President Gloria Arroyo called for unity and support for the ongoing U.S.-Philippine war games in central and southern Philippines as she led rites in which 80 World War II veterans re-enacted the horrifying 1941 Death March in central Luzon.

The historical event underlined the suffering of the Filipino soldiers when the Japanese Imperial Army invaded Corregidor off Manila Bay and the fall of Bataan in central Luzon 61 years ago.

"It (the event) comes at a time when we are in the midst of the Philippine-U.S. balikatan (shoulder to shoulder), a joint military exercise," said Arroyo. "The Day of Valour is our way of paying homage to the countless Filipino war dead as well as the (World War II) veterans who are still with us."

Arroyo said the ongoing Philippine-U.S. wargames are "an essential step in mutually strengthening their respective military capabilities to respond to the global threat of terrorism."

But she added: "Let us stay united in common rejection of war as an instrument of national policy, wherein victory does not come with the defeat of the enemy."

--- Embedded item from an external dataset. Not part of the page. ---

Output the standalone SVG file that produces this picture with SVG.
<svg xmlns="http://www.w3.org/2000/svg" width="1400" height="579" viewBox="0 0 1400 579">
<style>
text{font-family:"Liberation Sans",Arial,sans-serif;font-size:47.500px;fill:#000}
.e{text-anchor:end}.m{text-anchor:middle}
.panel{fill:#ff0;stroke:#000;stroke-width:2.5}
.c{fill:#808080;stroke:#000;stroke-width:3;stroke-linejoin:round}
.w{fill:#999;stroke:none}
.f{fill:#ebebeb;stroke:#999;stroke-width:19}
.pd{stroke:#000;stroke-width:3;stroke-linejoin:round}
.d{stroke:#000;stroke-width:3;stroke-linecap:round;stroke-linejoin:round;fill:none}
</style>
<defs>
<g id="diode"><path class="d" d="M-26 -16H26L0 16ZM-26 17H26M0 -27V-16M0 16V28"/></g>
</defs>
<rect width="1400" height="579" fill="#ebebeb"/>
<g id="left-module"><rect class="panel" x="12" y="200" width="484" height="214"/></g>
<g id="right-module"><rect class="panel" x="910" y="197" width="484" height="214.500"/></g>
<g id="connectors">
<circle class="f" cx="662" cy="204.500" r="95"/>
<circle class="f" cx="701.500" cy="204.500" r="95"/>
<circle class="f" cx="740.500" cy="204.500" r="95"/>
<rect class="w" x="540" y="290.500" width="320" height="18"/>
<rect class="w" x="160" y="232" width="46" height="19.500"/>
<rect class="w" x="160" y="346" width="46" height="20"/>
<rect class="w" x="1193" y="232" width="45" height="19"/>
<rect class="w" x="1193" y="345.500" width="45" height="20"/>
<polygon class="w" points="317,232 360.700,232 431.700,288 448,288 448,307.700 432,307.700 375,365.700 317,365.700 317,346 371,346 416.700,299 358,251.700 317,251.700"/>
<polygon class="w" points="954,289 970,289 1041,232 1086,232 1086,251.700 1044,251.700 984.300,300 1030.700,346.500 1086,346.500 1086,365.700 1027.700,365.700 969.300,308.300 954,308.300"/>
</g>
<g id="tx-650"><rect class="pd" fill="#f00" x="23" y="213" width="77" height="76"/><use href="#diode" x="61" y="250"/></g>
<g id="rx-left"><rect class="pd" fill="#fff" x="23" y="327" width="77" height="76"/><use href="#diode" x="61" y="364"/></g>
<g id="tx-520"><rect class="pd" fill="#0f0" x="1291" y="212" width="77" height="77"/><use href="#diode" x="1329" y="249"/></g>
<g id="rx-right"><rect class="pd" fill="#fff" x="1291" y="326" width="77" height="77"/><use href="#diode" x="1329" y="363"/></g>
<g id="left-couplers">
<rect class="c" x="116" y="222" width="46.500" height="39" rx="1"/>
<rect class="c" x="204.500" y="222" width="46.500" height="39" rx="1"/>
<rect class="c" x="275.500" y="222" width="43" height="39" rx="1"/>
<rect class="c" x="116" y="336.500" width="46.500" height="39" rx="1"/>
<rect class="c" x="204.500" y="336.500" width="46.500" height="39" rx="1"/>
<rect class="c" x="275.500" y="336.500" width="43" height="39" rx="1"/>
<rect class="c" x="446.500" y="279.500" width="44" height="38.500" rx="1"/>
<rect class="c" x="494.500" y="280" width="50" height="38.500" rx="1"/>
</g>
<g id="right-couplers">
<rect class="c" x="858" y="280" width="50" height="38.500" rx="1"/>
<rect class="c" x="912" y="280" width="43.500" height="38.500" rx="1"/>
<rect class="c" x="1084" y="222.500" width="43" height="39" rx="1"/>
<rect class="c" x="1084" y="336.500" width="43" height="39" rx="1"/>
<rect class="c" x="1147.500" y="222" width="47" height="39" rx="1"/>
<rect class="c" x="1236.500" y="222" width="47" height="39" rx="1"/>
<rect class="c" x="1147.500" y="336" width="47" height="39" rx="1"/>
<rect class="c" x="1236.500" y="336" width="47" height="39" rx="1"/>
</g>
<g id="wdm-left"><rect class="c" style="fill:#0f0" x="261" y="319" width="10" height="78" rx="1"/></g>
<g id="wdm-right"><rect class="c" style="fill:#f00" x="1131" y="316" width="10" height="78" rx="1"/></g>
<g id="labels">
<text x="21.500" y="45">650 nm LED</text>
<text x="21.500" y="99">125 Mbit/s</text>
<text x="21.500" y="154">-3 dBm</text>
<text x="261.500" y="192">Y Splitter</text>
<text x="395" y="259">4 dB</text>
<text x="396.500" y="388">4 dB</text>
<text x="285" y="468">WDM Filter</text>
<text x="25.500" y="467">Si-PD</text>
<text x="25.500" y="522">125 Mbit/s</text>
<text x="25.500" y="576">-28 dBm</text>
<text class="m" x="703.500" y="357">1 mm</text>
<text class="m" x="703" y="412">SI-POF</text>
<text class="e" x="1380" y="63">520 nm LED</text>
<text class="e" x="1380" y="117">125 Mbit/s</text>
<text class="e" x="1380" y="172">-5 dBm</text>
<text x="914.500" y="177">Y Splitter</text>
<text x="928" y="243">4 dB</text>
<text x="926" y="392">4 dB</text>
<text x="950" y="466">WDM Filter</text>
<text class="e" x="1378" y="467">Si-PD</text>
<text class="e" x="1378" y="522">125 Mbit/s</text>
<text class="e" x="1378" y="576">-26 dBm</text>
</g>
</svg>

Arroyo was at Mt. Samat Shrine in Bataan on Monday, and in Orani, in Battan, northern Luzon, yesterday for the two-day event.

The day of valour depicted how the Filipinos soldiers bravely fought the Japanese Imperial Army, following the retreat of American General Douglas McArthur to Australia through the southern area, while Bataan in the country's northern part fell in 1941.

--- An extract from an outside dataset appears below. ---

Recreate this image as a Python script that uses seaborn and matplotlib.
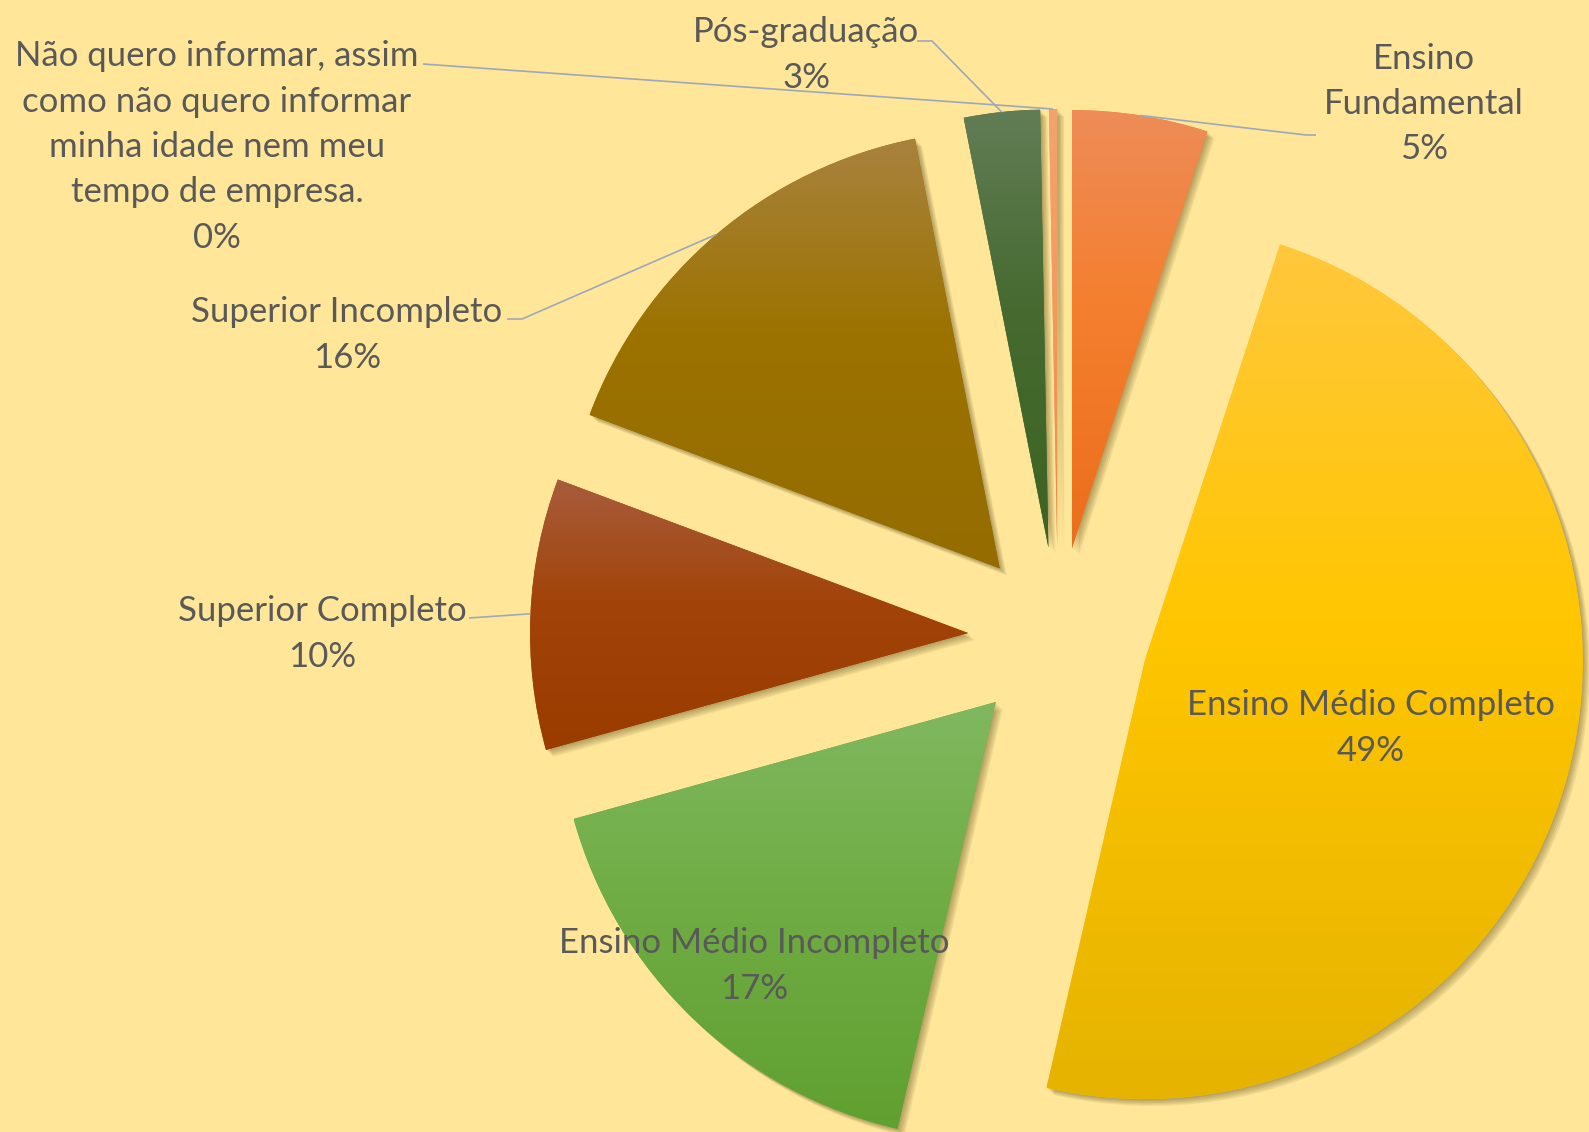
"""
Pizza explodida: escolaridade dos colaboradores (réplica do gráfico do Excel).
Cada fatia recebe um degradê vertical (claro em cima, escuro embaixo).
"""
import numpy as np
import matplotlib
matplotlib.use('Agg')
import matplotlib.pyplot as plt
import matplotlib.patheffects as pe
from matplotlib.colors import LinearSegmentedColormap
import seaborn as sns

sns.set_theme(style='white')
plt.rcParams['font.family'] = ['Lato', 'DejaVu Sans']

# ---- dados -------------------------------------------------------------
CATEGORIAS = ['Ensino Fundamental', 'Ensino Médio Completo', 'Ensino Médio Incompleto',
              'Superior Completo', 'Superior Incompleto', 'Pós-graduação',
              'Não quero informar, assim como não quero informar minha idade nem meu tempo de empresa.']
PERCENTUAIS = [5.0, 48.6, 17.1, 10.0, 16.2, 2.8, 0.3]
ROTULOS = ['Ensino\nFundamental', 'Ensino Médio Completo', 'Ensino Médio Incompleto',
           'Superior Completo', 'Superior Incompleto', 'Pós-graduação',
           'Não quero informar, assim\ncomo não quero informar\nminha idade nem meu\ntempo de empresa.']

# cores (topo -> meio -> base) de cada fatia
COR_TOPO = ['#EE8C58', '#FFC83C', '#80B860', '#A85C3C', '#A8823F', '#627D55', '#F2A46E']
COR_MEIO = ['#F47F2E', '#FFC600', '#70AD45', '#A2440A', '#9C7300', '#466A30', '#F29A60']
COR_BASE = ['#EB6E1C', '#E5B300', '#60A030', '#9A3C00', '#946C00', '#3C6423', '#EE8A48']

# ---- layout (em pixels da figura, y de cima para baixo) ----------------
W, H = 1589, 1132
FUNDO = '#FFE699'
COR_TEXTO = '#595959'
COR_LINHA = '#9EA8BA'
CENTRO = (1058, H - 637)
RAIO = 438
EXPLODE = 90  # deslocamento de cada fatia, em pixels

# centro de cada rótulo
POS_ROTULOS = [(1424, 104), (1371, 728), (754, 966), (322, 634), (347, 335), (806, 55), (217, 147)]
# pontos de ligação das linhas guia (do lado do rótulo); None = sem linha
GUIAS = [[(1306, 135), (1316, 135)],
         None,
         None,
         [(469, 618)],
         [(522, 319), (507, 319)],
         [(932, 41), (917, 41)],
         [(423, 64)]]


def py(y):
    return H - y


fig = plt.figure(figsize=(W / 100, H / 100), dpi=100, facecolor=FUNDO)
ax = fig.add_axes([0, 0, 1, 1])
ax.set_facecolor(FUNDO)

wedges, _ = ax.pie(PERCENTUAIS, explode=[EXPLODE] * len(PERCENTUAIS), startangle=90,
                   counterclock=False, center=CENTRO, radius=RAIO, colors=COR_MEIO,
                   wedgeprops=dict(linewidth=0))

# sombra suave: várias sombras deslocadas com pouca opacidade
sombra = [pe.SimplePatchShadow(offset=(k, -k), shadow_rgbFace='#4a3c10', alpha=0.09)
          for k in (1, 2, 3, 4, 5)]

grad = np.linspace(0, 1, 256).reshape(-1, 1)
for w, c0, cm, c1 in zip(wedges, COR_TOPO, COR_MEIO, COR_BASE):
    w.set_path_effects(sombra + [pe.Normal()])
    bb = w.get_path().get_extents()
    cmap = LinearSegmentedColormap.from_list('g', [(0, c0), (0.45, cm), (1, c1)])
    im = ax.imshow(grad, cmap=cmap, extent=(bb.x0, bb.x1, bb.y0, bb.y1), origin='upper',
                   aspect='auto', interpolation='bilinear', zorder=w.get_zorder() + 0.1)
    im.set_clip_path(w)

# rótulos e linhas guia
for w, rot, pct, (tx, ty), guia in zip(wedges, ROTULOS, PERCENTUAIS, POS_ROTULOS, GUIAS):
    ax.text(tx, py(ty), f'{rot}\n{pct:.0f}%', ha='center', va='center', multialignment='center',
            fontsize=25, color=COR_TEXTO, linespacing=1.51, zorder=10)
    if guia is None:
        continue
    meio = np.deg2rad((w.theta1 + w.theta2) / 2)
    ancora = (w.center[0] + w.r * np.cos(meio), w.center[1] + w.r * np.sin(meio))
    xs = [ancora[0]] + [p[0] for p in guia]
    ys = [ancora[1]] + [py(p[1]) for p in guia]
    ax.plot(xs, ys, color=COR_LINHA, lw=1.2, zorder=9, solid_capstyle='butt')

ax.set_xlim(0, W)
ax.set_ylim(0, H)
ax.set_aspect('equal')
ax.axis('off')

fig.savefig('out.png', dpi=100, facecolor=FUNDO)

Eighty ageing World War II veterans from Pampanga and Bataan retraced the nine-town route of the infamous Death March. About 150 runners accompanied the walking veterans, in the 20-metre "Walk with the Heroes" event.

The 80 survivors of the 1942 Death March are current members of the Veterans Federation of the Philippines.

Their commemorative march began at the Death March Kilometre Post 0 marker in Mariveles.

Another 50 war veterans held a short-distance walk at the Heroes Shrine. They passed by the railroad tracks in village Sto. Niño, Bataan, in remembrance of the spot where thousands of American and Filipino soldiers were herded by the Japanese soldiers in bagons (cattle cars) toward the O'Donnel concentration camp in Capas, Tarlac.

Death March survivor, Captain Ricardo Romero, recalled the agony of defeat, the sight of his comrades left dead on the road, the starvation and exhaustion from walking barefoot and the indignity of imprisonment for four years from 1942 to 1945 at the camps where they almost died.

Bataan fell on April 9, 1942, after an unstoppable Japanese assault. Over the next 10 days, Bataan's heroic but weak and emaciated defenders marched 112 kilometres from Mariveles to the concentration camps in Tarlac. Some 7,000 to 10,000 men died from malnutrition and brutality during the march.

Bataan was the last frontier where Filipino and American troops withdrew from Manila in 1941, to await U.S. reinforcements that never came until 1945.

The event was also a tribute to Romero and late post commander, Fortunato Cuyco, the Filipino veteran who first revived the Bataan Day commemoration after former dictator Ferdinand Marcos was ousted by a people-backed military mutiny in 1986.

Romero broke down in tears several times when they launched the first re-enactment of the Death March in 1986, said Ed Paez, president of the San Fernando Runners Unlimited (Safer Run), which organised the current event.

Marcos scrapped the traditional annual commemoration of the fall of Bataan in favour of the Battle of Bessang Pass - the scene of the long, fierce battle to breach the western defences of the Japanese army in 1945.

He promoted himself as the war hero of Besang Pass, but historians later said his alleged war exploits were not real and his war medals were fake.

Former president Corazon Aquino restored the commemoration of the fall of Bataan and renamed it day of valour.

Filipino runners, led by former national Milo marathon title holders, Rey Antoque and Jona Gayumba-Atienza, carried the peace torch and the flags of the Philippines, the United States and Japan.